**** TASK DATA

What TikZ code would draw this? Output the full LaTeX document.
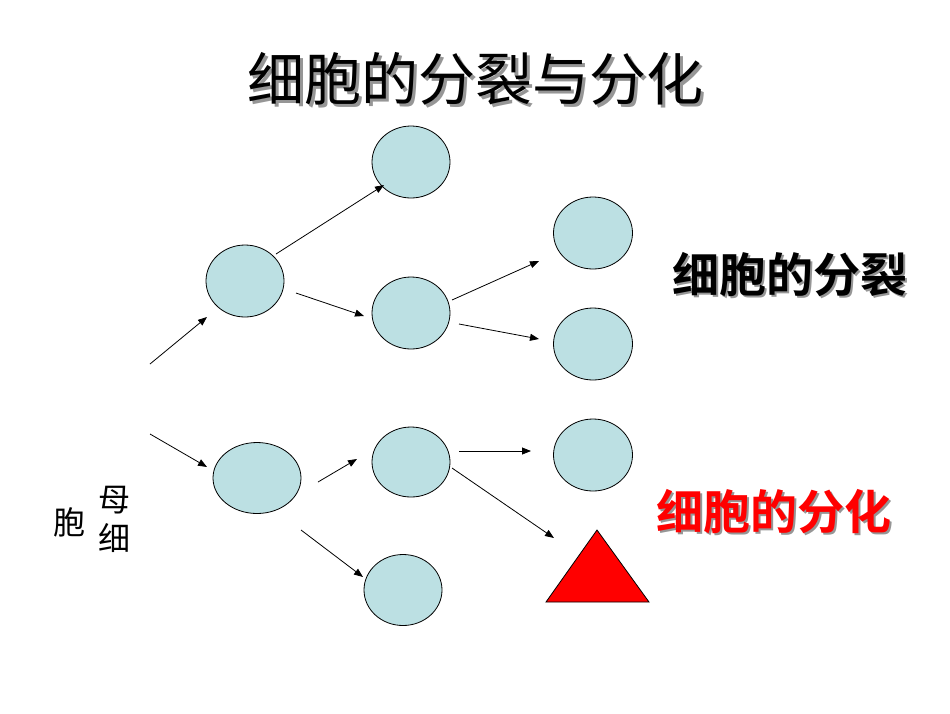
\documentclass[tikz,border=0pt]{standalone}
\usepackage{fontspec}
\newfontfamily\cjk{Noto Sans CJK SC}
\newfontfamily\cjkb{Noto Sans CJK SC Bold}
\usetikzlibrary{arrows.meta,shapes.geometric}
\definecolor{cellfill}{RGB}{188,224,227}
\definecolor{shadowgray}{RGB}{150,150,150}
\begin{document}
\begin{tikzpicture}[x=1pt,y=-1pt,
  cell/.style={draw=black,line width=0.8pt,fill=cellfill,ellipse,inner sep=0pt},
  arr/.style={line width=0.8pt,-{Triangle[length=9pt,width=7pt]}},
  shadowtxt/.style={text=shadowgray}]
\useasboundingbox (0,0) rectangle (950,713);
% title
\node[shadowtxt,font=\cjk\fontsize{57}{60}\selectfont] (titles) at (478,82) {细胞的分裂与分化};
\node[font=\cjk\fontsize{57}{60}\selectfont] (title) at (475,79) {细胞的分裂与分化};
% cells
\node[cell,minimum width=78pt,minimum height=72pt] (e1) at (411,162) {};
\node[cell,minimum width=78pt,minimum height=72pt] (e2) at (245,281) {};
\node[cell,minimum width=78pt,minimum height=72pt] (e3) at (411,313) {};
\node[cell,minimum width=79pt,minimum height=72pt] (e4) at (593,233) {};
\node[cell,minimum width=79pt,minimum height=72pt] (e5) at (593,344) {};
\node[cell,minimum width=79pt,minimum height=72pt] (e6) at (593,455) {};
\node[cell,minimum width=88pt,minimum height=71pt] (e7) at (257,478) {};
\node[cell,minimum width=78pt,minimum height=70pt] (e8) at (411,462) {};
\node[cell,minimum width=78pt,minimum height=71pt] (e9) at (403,590) {};
% triangle
\coordinate (ta) at (597,530);
\coordinate (tl) at (546,602);
\coordinate (tr) at (649,602);
\draw[line width=0.8pt,fill=red] (ta) -- (tl) -- (tr) -- cycle;
% arrow endpoints
\coordinate (a1s) at (150,364); \coordinate (a1e) at (207,317);
\coordinate (a2s) at (150,434); \coordinate (a2e) at (207,467);
\coordinate (a3s) at (276,254); \coordinate (a3e) at (384,185);
\coordinate (a4s) at (296,293); \coordinate (a4e) at (364,316);
\coordinate (a5s) at (452,300); \coordinate (a5e) at (539,261);
\coordinate (a6s) at (459,324); \coordinate (a6e) at (539,339);
\coordinate (a7s) at (318,482); \coordinate (a7e) at (357,459);
\coordinate (a8s) at (301,530); \coordinate (a8e) at (363,577);
\coordinate (a9s) at (459,451); \coordinate (a9e) at (531,451);
\coordinate (a10s) at (452,468); \coordinate (a10e) at (554,538);
\draw[arr] (a1s) -- (a1e);
\draw[arr] (a2s) -- (a2e);
\draw[arr] (a3s) -- (a3e);
\draw[arr] (a4s) -- (a4e);
\draw[arr] (a5s) -- (a5e);
\draw[arr] (a6s) -- (a6e);
\draw[arr] (a7s) -- (a7e);
\draw[arr] (a8s) -- (a8e);
\draw[arr] (a9s) -- (a9e);
\draw[arr] (a10s) -- (a10e);
% side labels
\node[shadowtxt,font=\cjkb\fontsize{47}{50}\selectfont] (l1s) at (792,277) {细胞的分裂};
\node[font=\cjkb\fontsize{47}{50}\selectfont] (l1) at (790,275) {细胞的分裂};
\node[shadowtxt,font=\cjkb\fontsize{47}{50}\selectfont] (l2s) at (776,514) {细胞的分化};
\node[text=red,font=\cjkb\fontsize{47}{50}\selectfont] (l2) at (774,512) {细胞的分化};
% mother cell label
\node[font=\cjk\fontsize{32}{34}\selectfont] (m1) at (114,500) {母};
\node[font=\cjk\fontsize{32}{34}\selectfont] (m2) at (114,538) {细};
\node[font=\cjk\fontsize{32}{34}\selectfont] (m3) at (69,522) {胞};
\end{tikzpicture}
\end{document}
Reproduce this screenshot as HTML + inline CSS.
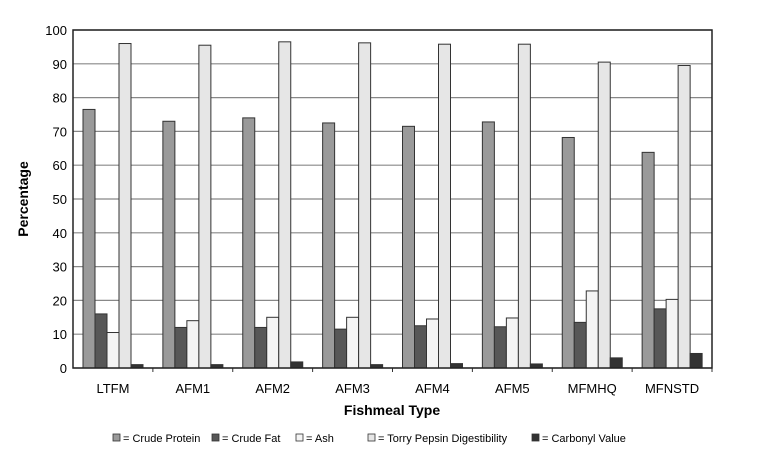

********

▶ [WHAT YOU HAVE TO DO]: Take the entries shown above and quote them verbatim, passing over the pictures.

▶ [RESPONSE BELOW]:
What TikZ code would draw this? Output the full LaTeX document.
\documentclass[tikz,border=0pt]{standalone}
\usepackage{fontspec}
\newfontfamily\cjk{Noto Sans CJK SC}
\newfontfamily\cjkb{Noto Sans CJK SC Bold}
\usetikzlibrary{arrows.meta,shapes.geometric}
\definecolor{cellfill}{RGB}{188,224,227}
\definecolor{shadowgray}{RGB}{150,150,150}
\begin{document}
\begin{tikzpicture}[x=1pt,y=-1pt,
  cell/.style={draw=black,line width=0.8pt,fill=cellfill,ellipse,inner sep=0pt},
  arr/.style={line width=0.8pt,-{Triangle[length=9pt,width=7pt]}},
  shadowtxt/.style={text=shadowgray}]
\useasboundingbox (0,0) rectangle (950,713);
% title
\node[shadowtxt,font=\cjk\fontsize{57}{60}\selectfont] (titles) at (478,82) {细胞的分裂与分化};
\node[font=\cjk\fontsize{57}{60}\selectfont] (title) at (475,79) {细胞的分裂与分化};
% cells
\node[cell,minimum width=78pt,minimum height=72pt] (e1) at (411,162) {};
\node[cell,minimum width=78pt,minimum height=72pt] (e2) at (245,281) {};
\node[cell,minimum width=78pt,minimum height=72pt] (e3) at (411,313) {};
\node[cell,minimum width=79pt,minimum height=72pt] (e4) at (593,233) {};
\node[cell,minimum width=79pt,minimum height=72pt] (e5) at (593,344) {};
\node[cell,minimum width=79pt,minimum height=72pt] (e6) at (593,455) {};
\node[cell,minimum width=88pt,minimum height=71pt] (e7) at (257,478) {};
\node[cell,minimum width=78pt,minimum height=70pt] (e8) at (411,462) {};
\node[cell,minimum width=78pt,minimum height=71pt] (e9) at (403,590) {};
% triangle
\coordinate (ta) at (597,530);
\coordinate (tl) at (546,602);
\coordinate (tr) at (649,602);
\draw[line width=0.8pt,fill=red] (ta) -- (tl) -- (tr) -- cycle;
% arrow endpoints
\coordinate (a1s) at (150,364); \coordinate (a1e) at (207,317);
\coordinate (a2s) at (150,434); \coordinate (a2e) at (207,467);
\coordinate (a3s) at (276,254); \coordinate (a3e) at (384,185);
\coordinate (a4s) at (296,293); \coordinate (a4e) at (364,316);
\coordinate (a5s) at (452,300); \coordinate (a5e) at (539,261);
\coordinate (a6s) at (459,324); \coordinate (a6e) at (539,339);
\coordinate (a7s) at (318,482); \coordinate (a7e) at (357,459);
\coordinate (a8s) at (301,530); \coordinate (a8e) at (363,577);
\coordinate (a9s) at (459,451); \coordinate (a9e) at (531,451);
\coordinate (a10s) at (452,468); \coordinate (a10e) at (554,538);
\draw[arr] (a1s) -- (a1e);
\draw[arr] (a2s) -- (a2e);
\draw[arr] (a3s) -- (a3e);
\draw[arr] (a4s) -- (a4e);
\draw[arr] (a5s) -- (a5e);
\draw[arr] (a6s) -- (a6e);
\draw[arr] (a7s) -- (a7e);
\draw[arr] (a8s) -- (a8e);
\draw[arr] (a9s) -- (a9e);
\draw[arr] (a10s) -- (a10e);
% side labels
\node[shadowtxt,font=\cjkb\fontsize{47}{50}\selectfont] (l1s) at (792,277) {细胞的分裂};
\node[font=\cjkb\fontsize{47}{50}\selectfont] (l1) at (790,275) {细胞的分裂};
\node[shadowtxt,font=\cjkb\fontsize{47}{50}\selectfont] (l2s) at (776,514) {细胞的分化};
\node[text=red,font=\cjkb\fontsize{47}{50}\selectfont] (l2) at (774,512) {细胞的分化};
% mother cell label
\node[font=\cjk\fontsize{32}{34}\selectfont] (m1) at (114,500) {母};
\node[font=\cjk\fontsize{32}{34}\selectfont] (m2) at (114,538) {细};
\node[font=\cjk\fontsize{32}{34}\selectfont] (m3) at (69,522) {胞};
\end{tikzpicture}
\end{document}
Reproduce this screenshot as HTML + inline CSS.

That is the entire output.